Looking out at the snow-laden stands of scattered evergreens that marked the crossing from the barren Mongolian plains into the endless wintry forests of Siberia, he felt the first real peace he could recall in months. In the pale moonlight, the patches of trees made dark islands on the vast, rolling sea of snow.

Hearing the door between the cars open, he turned from the austere landscape to see who was behind him. It was a man younger than he, perhaps in his late thirties. He had a short beard, and a hard strength in his expression that Maximilian often saw in this part of the world. But unlike so many Mongolians, who had a look of weathered tranquility, and a slow deliberateness in their movements, this man had yanked the door open and was moving toward the next car with a pent-up aggression that felt almost dangerous.

“Good evening,” Maximilian said.

The man turned sharply with blazing dark eyes, obviously surprised to find someone standing outside on the small walkway between train cars. Maximilian was fascinated by his response: first the reaction to potential danger, then a wary stance, and finally, almost a hatred at the surprise. This man before him was like a snake: startled and immediately ready to strike at any possible threat. Not seeking company or conversation. Alone and wandering in the night.

“Is it
not
a good evening?” Maximilian asked.

“It’s colder than Satan’s bum out here,” the man replied.

Maximilian nodded. “Hannibal and his men fought the frozen landscape of the Alps in the fall of 219 B.C. to invade Rome. He was a great man, in part because he could tolerate pain.”

“I’m no expert on history, but didn’t Rome defeat Hannibal?”

“Not really,” Maximilian said. “He invaded Italy and terrified the Roman army for sixteen years, defeating them in battle after battle on their own ground—right up to the city gates of Rome itself. The very mention of his name struck fear into the heart of every Roman citizen. Eventually, his twenty thousand men—an army that he needed to replenish constantly with new recruits to replace the dead—did fall to the Roman war machine of a quarter-million soldiers. But can that really be called defeat? What man in the history of the world, other than Alexander the Great, could have achieved even a fraction of what Hannibal did? No, Rome didn’t defeat Hannibal. Not really, not ever.”

“You sound as though you worship him.”

“No, not worship. But I respect him more than any other man who ever lived. Whom do you respect?”

“My brothers.”

“All of them?”

“Yes.”

“How many?”

“I had three.”

“They’re gone now.”

“Yes.”

“All of them.”

“Yes.”

“I’m sorry.”

The man nodded.

“Would you like to join me inside for some tea?” Maximilian asked. “One of the great pleasures of traveling is meeting new and interesting people with interesting stories.”

The man stared hard at him for a few seconds, then nodded.

They walked back to the dining car, where they could get late-night drinks. A few hundred souls traveling through the Siberian forest on a winter night, and Maximilian felt he had finally met someone with eyes darker and more dangerous even than his own. What kind of man could have survived a life more violent than his? If there was one thing that a man who had killed could do, it was to recognize the eyes of a killer.

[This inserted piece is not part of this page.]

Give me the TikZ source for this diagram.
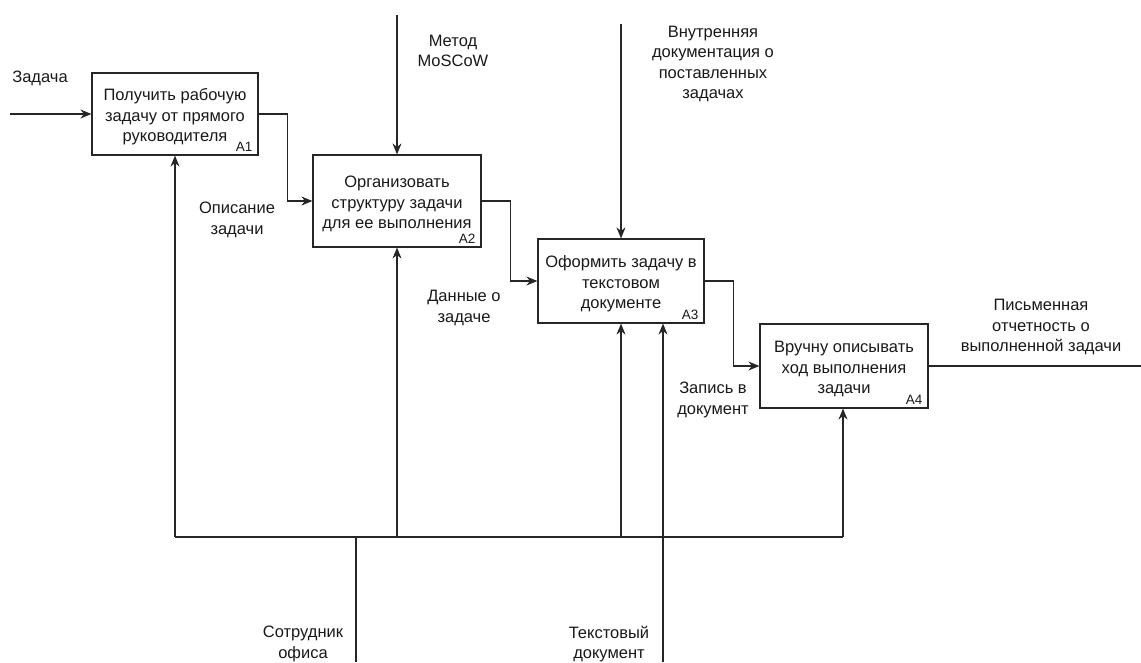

“I’m Maximilian,” he said as they sat down at a small table along the stretch of dark windows.

“I’m Kazim,” the man replied, shaking the offered hand.

They were the only two in the dining car besides the barman, puttering about at the far end. Maximilian was ready to move past the pleasantries and start using the tactics he had learned as a case officer for the Shin Bet, recruiting Palestinian agents in Israel.

“You’ve been in prison,” he said. Not a question, but an instinctive guess.